▶ Your goal:
With the images removed, repeat the data below exactly.

▶ Information shown:
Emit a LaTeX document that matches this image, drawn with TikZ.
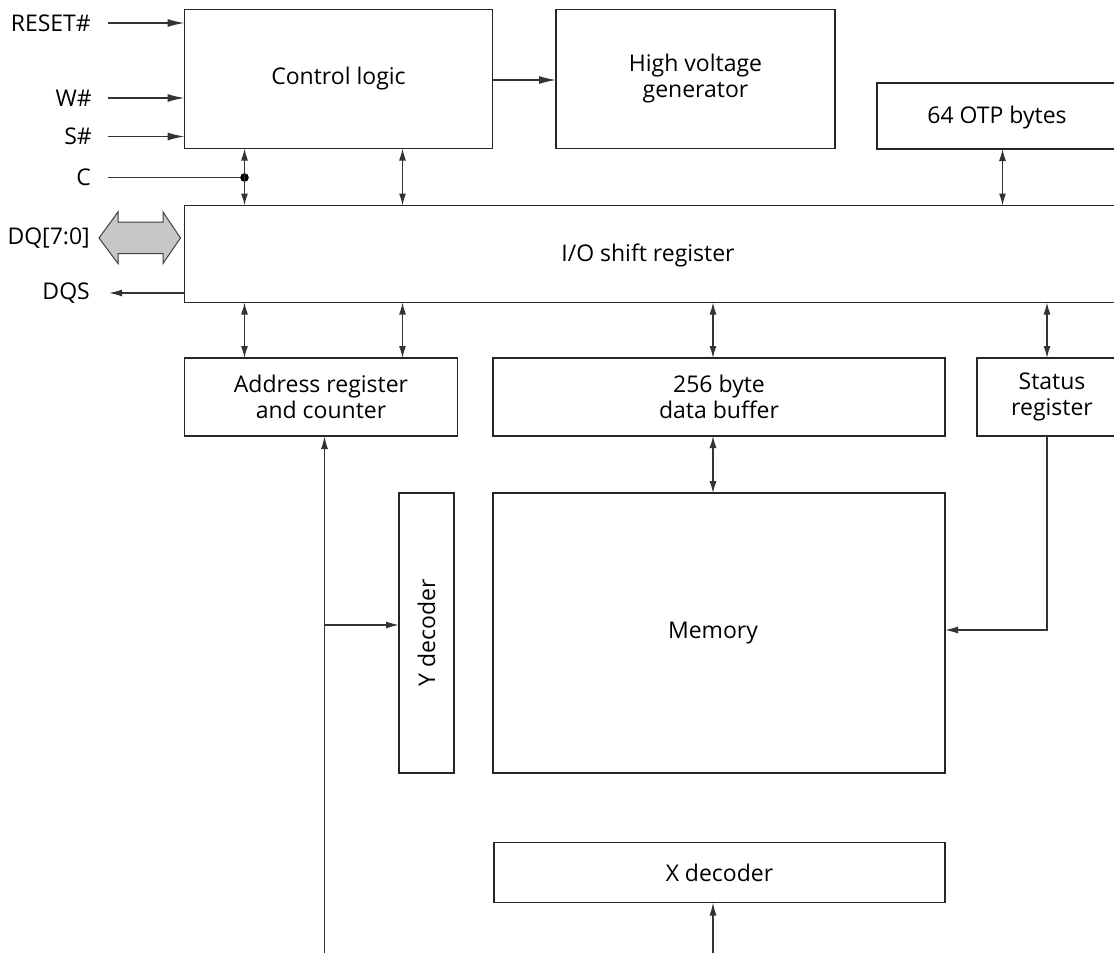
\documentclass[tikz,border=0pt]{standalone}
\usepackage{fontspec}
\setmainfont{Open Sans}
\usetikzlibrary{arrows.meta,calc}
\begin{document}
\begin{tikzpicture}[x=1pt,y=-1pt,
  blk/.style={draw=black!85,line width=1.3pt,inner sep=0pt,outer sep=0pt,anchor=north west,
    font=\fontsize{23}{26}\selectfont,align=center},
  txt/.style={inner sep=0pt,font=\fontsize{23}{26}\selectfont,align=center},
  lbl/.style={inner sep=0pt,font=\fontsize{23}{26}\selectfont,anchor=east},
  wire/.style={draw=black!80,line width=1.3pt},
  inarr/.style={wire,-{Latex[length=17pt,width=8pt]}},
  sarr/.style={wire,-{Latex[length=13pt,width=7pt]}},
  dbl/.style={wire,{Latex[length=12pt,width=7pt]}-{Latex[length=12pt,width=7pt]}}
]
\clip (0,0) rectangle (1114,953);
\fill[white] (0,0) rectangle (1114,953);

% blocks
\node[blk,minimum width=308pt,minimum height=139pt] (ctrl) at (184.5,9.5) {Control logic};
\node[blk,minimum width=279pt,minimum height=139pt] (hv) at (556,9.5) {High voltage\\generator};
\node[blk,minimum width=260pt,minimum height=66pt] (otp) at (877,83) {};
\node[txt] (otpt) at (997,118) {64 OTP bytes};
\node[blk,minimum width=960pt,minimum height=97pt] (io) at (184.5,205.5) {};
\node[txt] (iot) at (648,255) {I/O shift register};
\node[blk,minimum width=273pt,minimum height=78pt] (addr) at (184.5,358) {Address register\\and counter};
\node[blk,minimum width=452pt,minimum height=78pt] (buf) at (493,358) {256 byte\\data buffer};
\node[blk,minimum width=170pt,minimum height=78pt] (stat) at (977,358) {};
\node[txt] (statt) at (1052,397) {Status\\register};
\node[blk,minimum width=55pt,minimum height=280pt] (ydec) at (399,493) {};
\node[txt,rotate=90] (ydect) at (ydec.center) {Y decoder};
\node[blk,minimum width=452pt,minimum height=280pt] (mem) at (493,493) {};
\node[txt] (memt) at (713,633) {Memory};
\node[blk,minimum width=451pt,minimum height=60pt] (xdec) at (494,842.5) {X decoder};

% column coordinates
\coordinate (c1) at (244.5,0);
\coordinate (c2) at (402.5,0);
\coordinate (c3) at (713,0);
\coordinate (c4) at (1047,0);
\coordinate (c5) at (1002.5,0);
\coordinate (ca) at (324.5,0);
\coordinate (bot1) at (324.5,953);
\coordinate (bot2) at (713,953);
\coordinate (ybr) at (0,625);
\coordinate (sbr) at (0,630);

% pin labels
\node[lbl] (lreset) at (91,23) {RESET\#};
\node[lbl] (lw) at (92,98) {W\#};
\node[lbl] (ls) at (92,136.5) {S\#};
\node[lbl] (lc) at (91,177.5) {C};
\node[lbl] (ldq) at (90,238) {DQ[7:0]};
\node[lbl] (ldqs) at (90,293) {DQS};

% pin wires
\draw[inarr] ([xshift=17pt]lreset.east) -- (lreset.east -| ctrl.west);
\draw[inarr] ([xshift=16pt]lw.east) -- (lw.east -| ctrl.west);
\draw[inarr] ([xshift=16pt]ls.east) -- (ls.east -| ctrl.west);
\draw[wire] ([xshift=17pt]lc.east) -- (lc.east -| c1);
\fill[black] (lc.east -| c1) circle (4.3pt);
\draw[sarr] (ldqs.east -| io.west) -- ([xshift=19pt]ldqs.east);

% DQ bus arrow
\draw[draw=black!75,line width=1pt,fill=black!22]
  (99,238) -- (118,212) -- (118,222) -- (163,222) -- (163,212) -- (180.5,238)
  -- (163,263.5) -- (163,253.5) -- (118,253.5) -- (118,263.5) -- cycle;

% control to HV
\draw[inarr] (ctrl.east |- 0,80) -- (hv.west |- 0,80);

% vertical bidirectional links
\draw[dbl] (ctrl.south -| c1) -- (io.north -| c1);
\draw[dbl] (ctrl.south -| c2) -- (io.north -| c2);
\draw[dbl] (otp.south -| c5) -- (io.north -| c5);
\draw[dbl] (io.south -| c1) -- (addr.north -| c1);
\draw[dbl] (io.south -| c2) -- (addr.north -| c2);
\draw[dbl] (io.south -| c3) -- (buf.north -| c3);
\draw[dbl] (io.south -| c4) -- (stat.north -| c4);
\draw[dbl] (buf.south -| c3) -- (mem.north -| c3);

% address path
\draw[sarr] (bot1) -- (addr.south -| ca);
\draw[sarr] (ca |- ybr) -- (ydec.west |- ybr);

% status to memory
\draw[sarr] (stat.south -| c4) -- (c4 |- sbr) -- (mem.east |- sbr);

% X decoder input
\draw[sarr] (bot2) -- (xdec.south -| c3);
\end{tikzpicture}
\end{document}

▶ Solution to the exercise:
Emit a LaTeX document that matches this image, drawn with TikZ.
\documentclass[tikz,border=0pt]{standalone}
\usepackage{fontspec}
\setmainfont{Open Sans}
\usetikzlibrary{arrows.meta,calc}
\begin{document}
\begin{tikzpicture}[x=1pt,y=-1pt,
  blk/.style={draw=black!85,line width=1.3pt,inner sep=0pt,outer sep=0pt,anchor=north west,
    font=\fontsize{23}{26}\selectfont,align=center},
  txt/.style={inner sep=0pt,font=\fontsize{23}{26}\selectfont,align=center},
  lbl/.style={inner sep=0pt,font=\fontsize{23}{26}\selectfont,anchor=east},
  wire/.style={draw=black!80,line width=1.3pt},
  inarr/.style={wire,-{Latex[length=17pt,width=8pt]}},
  sarr/.style={wire,-{Latex[length=13pt,width=7pt]}},
  dbl/.style={wire,{Latex[length=12pt,width=7pt]}-{Latex[length=12pt,width=7pt]}}
]
\clip (0,0) rectangle (1114,953);
\fill[white] (0,0) rectangle (1114,953);

% blocks
\node[blk,minimum width=308pt,minimum height=139pt] (ctrl) at (184.5,9.5) {Control logic};
\node[blk,minimum width=279pt,minimum height=139pt] (hv) at (556,9.5) {High voltage\\generator};
\node[blk,minimum width=260pt,minimum height=66pt] (otp) at (877,83) {};
\node[txt] (otpt) at (997,118) {64 OTP bytes};
\node[blk,minimum width=960pt,minimum height=97pt] (io) at (184.5,205.5) {};
\node[txt] (iot) at (648,255) {I/O shift register};
\node[blk,minimum width=273pt,minimum height=78pt] (addr) at (184.5,358) {Address register\\and counter};
\node[blk,minimum width=452pt,minimum height=78pt] (buf) at (493,358) {256 byte\\data buffer};
\node[blk,minimum width=170pt,minimum height=78pt] (stat) at (977,358) {};
\node[txt] (statt) at (1052,397) {Status\\register};
\node[blk,minimum width=55pt,minimum height=280pt] (ydec) at (399,493) {};
\node[txt,rotate=90] (ydect) at (ydec.center) {Y decoder};
\node[blk,minimum width=452pt,minimum height=280pt] (mem) at (493,493) {};
\node[txt] (memt) at (713,633) {Memory};
\node[blk,minimum width=451pt,minimum height=60pt] (xdec) at (494,842.5) {X decoder};

% column coordinates
\coordinate (c1) at (244.5,0);
\coordinate (c2) at (402.5,0);
\coordinate (c3) at (713,0);
\coordinate (c4) at (1047,0);
\coordinate (c5) at (1002.5,0);
\coordinate (ca) at (324.5,0);
\coordinate (bot1) at (324.5,953);
\coordinate (bot2) at (713,953);
\coordinate (ybr) at (0,625);
\coordinate (sbr) at (0,630);

% pin labels
\node[lbl] (lreset) at (91,23) {RESET\#};
\node[lbl] (lw) at (92,98) {W\#};
\node[lbl] (ls) at (92,136.5) {S\#};
\node[lbl] (lc) at (91,177.5) {C};
\node[lbl] (ldq) at (90,238) {DQ[7:0]};
\node[lbl] (ldqs) at (90,293) {DQS};

% pin wires
\draw[inarr] ([xshift=17pt]lreset.east) -- (lreset.east -| ctrl.west);
\draw[inarr] ([xshift=16pt]lw.east) -- (lw.east -| ctrl.west);
\draw[inarr] ([xshift=16pt]ls.east) -- (ls.east -| ctrl.west);
\draw[wire] ([xshift=17pt]lc.east) -- (lc.east -| c1);
\fill[black] (lc.east -| c1) circle (4.3pt);
\draw[sarr] (ldqs.east -| io.west) -- ([xshift=19pt]ldqs.east);

% DQ bus arrow
\draw[draw=black!75,line width=1pt,fill=black!22]
  (99,238) -- (118,212) -- (118,222) -- (163,222) -- (163,212) -- (180.5,238)
  -- (163,263.5) -- (163,253.5) -- (118,253.5) -- (118,263.5) -- cycle;

% control to HV
\draw[inarr] (ctrl.east |- 0,80) -- (hv.west |- 0,80);

% vertical bidirectional links
\draw[dbl] (ctrl.south -| c1) -- (io.north -| c1);
\draw[dbl] (ctrl.south -| c2) -- (io.north -| c2);
\draw[dbl] (otp.south -| c5) -- (io.north -| c5);
\draw[dbl] (io.south -| c1) -- (addr.north -| c1);
\draw[dbl] (io.south -| c2) -- (addr.north -| c2);
\draw[dbl] (io.south -| c3) -- (buf.north -| c3);
\draw[dbl] (io.south -| c4) -- (stat.north -| c4);
\draw[dbl] (buf.south -| c3) -- (mem.north -| c3);

% address path
\draw[sarr] (bot1) -- (addr.south -| ca);
\draw[sarr] (ca |- ybr) -- (ydec.west |- ybr);

% status to memory
\draw[sarr] (stat.south -| c4) -- (c4 |- sbr) -- (mem.east |- sbr);

% X decoder input
\draw[sarr] (bot2) -- (xdec.south -| c3);
\end{tikzpicture}
\end{document}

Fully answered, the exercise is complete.